Lots of media hype for this remark this weekend, as it feeds the eternal narrative of the callous, out-of-touch Republican. You know it’s a bad soundbite when it requires an official Facebook Clarification™:
During ten hours of town halls, one of my answers about health care wasn’t very elegant. I was responding to a false notion that the Republican health care plan will cause people to die in the streets, which I completely reject.
In a lengthy exchange with a constituent, I explained to her that Obamacare has failed the vast majority of Americans. In the five-second clip that the media is focusing on, I was trying to explain that all hospitals are required by law to treat patients in need of emergency care regardless of their ability to pay and that the Republican plan does not change that.
You can watch the key snippet in the first clip below or the fuller exchange, posted by Labrador himself, in the second. That yelp from the crowd is … really something. His point is true as far as it goes — if you stagger into the ER, they’ll treat you whether or not you’re insured. The question is how many people don’t go to the ER because they’re not sure how sick they are and don’t want to be stuck with a gargantuan medical bill they can’t pay in order to find out. If you’re uninsured and have a pain in your chest, you can (a) play it safe by getting it checked out knowing that the resulting debt might break you or (b) stay home to save money and try to tough it out, gambling that it’s heartburn and not something more serious. If your gamble doesn’t pay off…

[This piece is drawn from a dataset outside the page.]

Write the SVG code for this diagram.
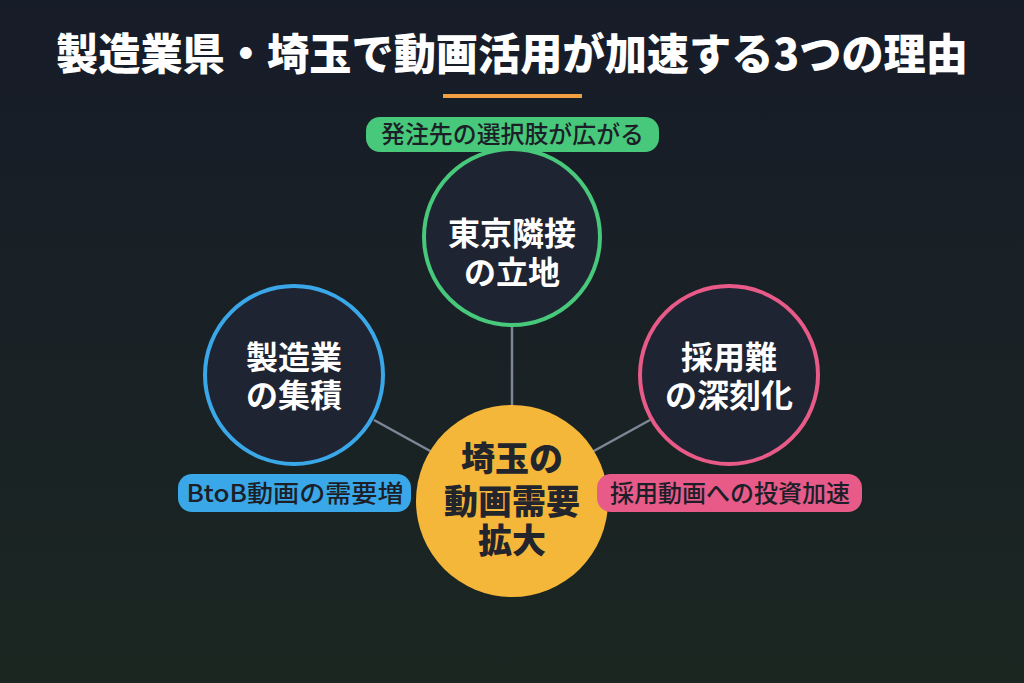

Labrador could have wonked out on them instead, noting that one major study shows that people with Medicaid didn’t have better health outcomes than people who were completely uninsured. That’s a hard sell politically, though: Intuitively, some insurance seems better than no insurance, even to Republican governors. When Quinnipiac asked about the planned Medicaid cuts in the AHCA in its poll in March, things didn’t go well:
Rolling back Medicaid isn’t likely to play well with Senate Republicans either so who knows whether it’ll end up in a final GOP bill that lands on Trump’s desk. Labrador himself represents a district in Idaho so he’s probably safe notwithstanding this gaffe, but it’ll be attack-ad material for Democrats all next fall in other districts.